Protests have been occurring around San Luis Obispo concerning the new president-elect, but there have been gatherings concerning other issues too. In this case, the Dakota Access oil pipeline.
A smoky scent overtook the scene. Burning white sage leaves were passed around. A glowing crescent moon seemed to materialize out of the embers.
After enough people gathered and the signs were made, they formed a circle outside of Mission San Luis Obispo. Thoughts and prayers were given one by one.
Then the march began.
“The real patriots are the people that are marching,” 33-year-old San Luis Obispo resident Joaquin Mendez said. “This whole situation isn’t just something in a movie.”
An American flag with a Native American chief superimposed in the center was draped over Mendez. The combined images made for a powerful statement as Mendez and a group of peaceful protesters walked through San Luis Obispo’s weekly farmers market last Thursday night.
Their goal: to spread awareness about the Dakota Access oil pipeline and the activist efforts at Standing Rock Reservation.
The holdup on the $3.7 billion project has created a surge of attention between the North and South Dakota borders. Native Americans on the Standing Rock Sioux Reservation say the oil pipeline trespasses on their sacred lands and threatens water usage and resources. This has prompted protests against the construction of the pipeline, which aims to reach south toward Illinois. However, the protests have become a national topic, adding to today’s political stress with the emergency of climate change and tension of the presidential race.
“Mni wiconi!” the group chanted.
The next cheer revealed the translation as, “Water is life!”
The group of around 20 people marched down Higuera Street through the crowds and lines of tents. As they walked and protested, many onlookers showed little reaction. There were occasional smiles and cheers but also huddled whispers.
“You definitely turn heads, but are they gonna look into it afterward?” 18-year-old Erica Shapiro said. “We’ll never know.”
Shapiro is originally from San Diego but moved to San Luis Obispo about a month ago. She created the march as a Facebook event and drew a small group together. She wanted to have a peaceful protest in response to the violence that protesters at Standing Rock Reservation are facing.

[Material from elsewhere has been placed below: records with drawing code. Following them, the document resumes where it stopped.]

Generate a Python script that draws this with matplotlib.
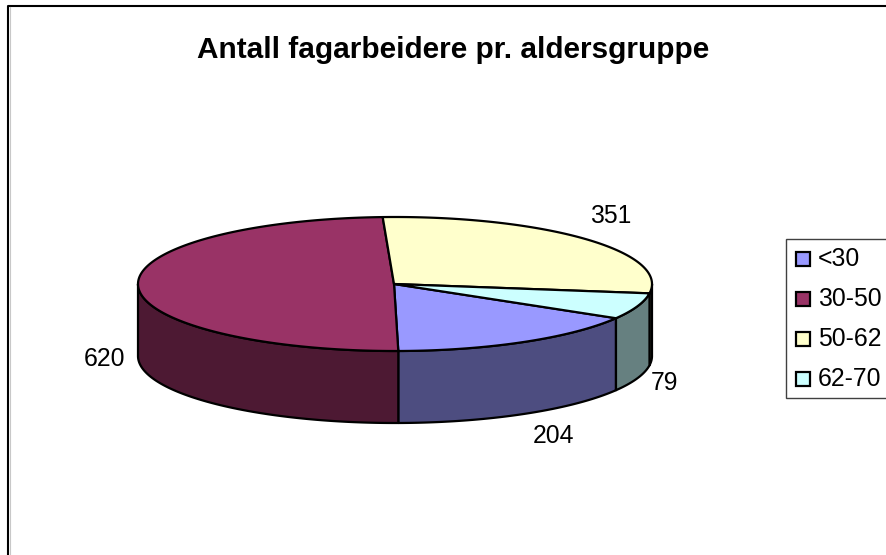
import numpy as np
import matplotlib
matplotlib.use("Agg")
import matplotlib.pyplot as plt
from matplotlib.patches import Polygon, Rectangle

plt.rcParams['font.family'] = ['Liberation Sans', 'DejaVu Sans']

title = "Antall fagarbeidere pr. aldersgruppe"
categories = ["<30", "30-50", "50-62", "62-70"]
values = [204, 620, 351, 79]
top_colors = ["#9999FF", "#993366", "#FFFFCC", "#CCFFFF"]
side_colors = ["#4D4D80", "#4D1933", "#808066", "#668080"]

# pie geometry in image pixels
cx, cy = 395, 284
rx, ry = 257, 67
depth = 72
start_angle = 329.3  # slices run clockwise from here


def ellipse_points(a0, a1, dy=0):
    # a0, a1 in degrees, y axis points down so flip the sine
    t = np.radians(np.linspace(a0, a1, 200))
    return np.column_stack([cx + rx * np.cos(t), cy + dy - ry * np.sin(t)])


fig = plt.figure(figsize=(8.86, 5.55), dpi=100)
ax = fig.add_axes([0, 0, 1, 1])
ax.set_xlim(0, 886)
ax.set_ylim(555, 0)
ax.axis('off')

# chart frame
ax.plot([8, 8, 890], [560, 6, 6], color='black', lw=1.5, solid_capstyle='butt')
ax.plot([10, 10], [7, 560], color='#c8c8c8', lw=0.8)

sweeps = np.array(values) / sum(values) * 360
ends = start_angle - np.cumsum(sweeps)
starts = ends + sweeps

# side walls, only the front half of the cylinder shows
for a0, a1, c in zip(starts, ends, side_colors):
    for shift in (0, -360):
        lo = max(a1 + shift, -180)
        hi = min(a0 + shift, 0)
        if hi <= lo:
            continue
        upper = ellipse_points(hi, lo)
        lower = ellipse_points(lo, hi, dy=depth)
        ax.add_patch(Polygon(np.vstack([upper, lower]), closed=True, fc=c,
                             ec='black', lw=1.6, joinstyle='round'))

# top face
for a0, a1, c in zip(starts, ends, top_colors):
    arc = ellipse_points(a0, a1)
    ax.add_patch(Polygon(np.vstack([[cx - 1, cy], arc]), closed=True, fc=c,
                         ec='black', lw=1.6, joinstyle='round'))

# value labels
label_pos = [(554, 436), (105, 359), (611, 216), (664, 383)]
for v, (x, y) in zip(values, label_pos):
    ax.text(x, y, str(v), ha='center', va='center', fontsize=17.8)

ax.text(453.5, 50.5, title, ha='center', va='center', fontsize=21.4, fontweight='bold')

# legend
ax.add_patch(Rectangle((786.5, 238.5), 110, 159.5, fc='white', ec='#404040', lw=1))
for i, (name, c) in enumerate(zip(categories, top_colors)):
    y = 259 + i * 40
    ax.add_patch(Rectangle((796, y - 7), 14, 14, fc=c, ec='black', lw=1.6))
    ax.text(818, y + 0.5, name, ha='left', va='center', fontsize=17.8)

fig.savefig("out.png", dpi=100)
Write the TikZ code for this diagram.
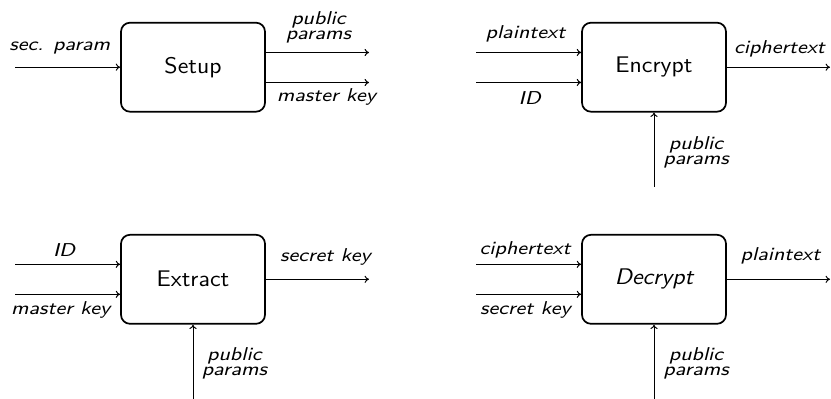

It was by no means an age-specific event. An elementary school boy beat the drum for part of the march while the voice of 60-year-old John Reid rallied.
“For the first time in this county we had a voice for Standing Rock,” Reid said. “At least we’re able to make a statement of support.”
Reid lives in Paso Robles and explained how this problem is locally relevant.
“It affects all of us,” Reid said. “There are a lot of local projects that could potentially have a negative impact on water.”
Two Cal Poly students who saw the march were senior industrial engineering student Logan Kregness and sophomore anthropology and geography major Rosalie Leborgne.
Leborgne commented on how national news has impacted San Luis Obispo.
“It just adds more reality to it when it’s in your community,” Leborgne said.
“I think it’s really great,” Kregness said. He added that this is especially true because of the large demographics of the city that aren’t affected by this issue.
Mendez shared the same view as Kregness and had his own feelings towards the protest and the situation in Standing Rock.
“Everyone here is so comfortable,” he said. “They don’t wanna hear about it.”
Mendez said his grandfather was Aztec, so he relates heavily to issues surrounding native peoples and land ownership. While Aztecs are mostly associated with Mexican culture, Mendez described how indigenous survivors have a strong connection as a people with similar heritage.
“There’s not many of us left,” Mendez said. “That’s what’s special about Standing Rock is that the tribes are coming together.”
The oil pipeline’s construction is currently on halt. People are speaking out across the country and some are even traveling to Standing Rock to protest with the Native Americans there.
Even though many people may not feel connected to Native American history or culture, Mendez explained that those things are much closer to home than people know.
“You’re sitting next to natives every day, you just don’t know it,” Mendez said. “We’re all native.”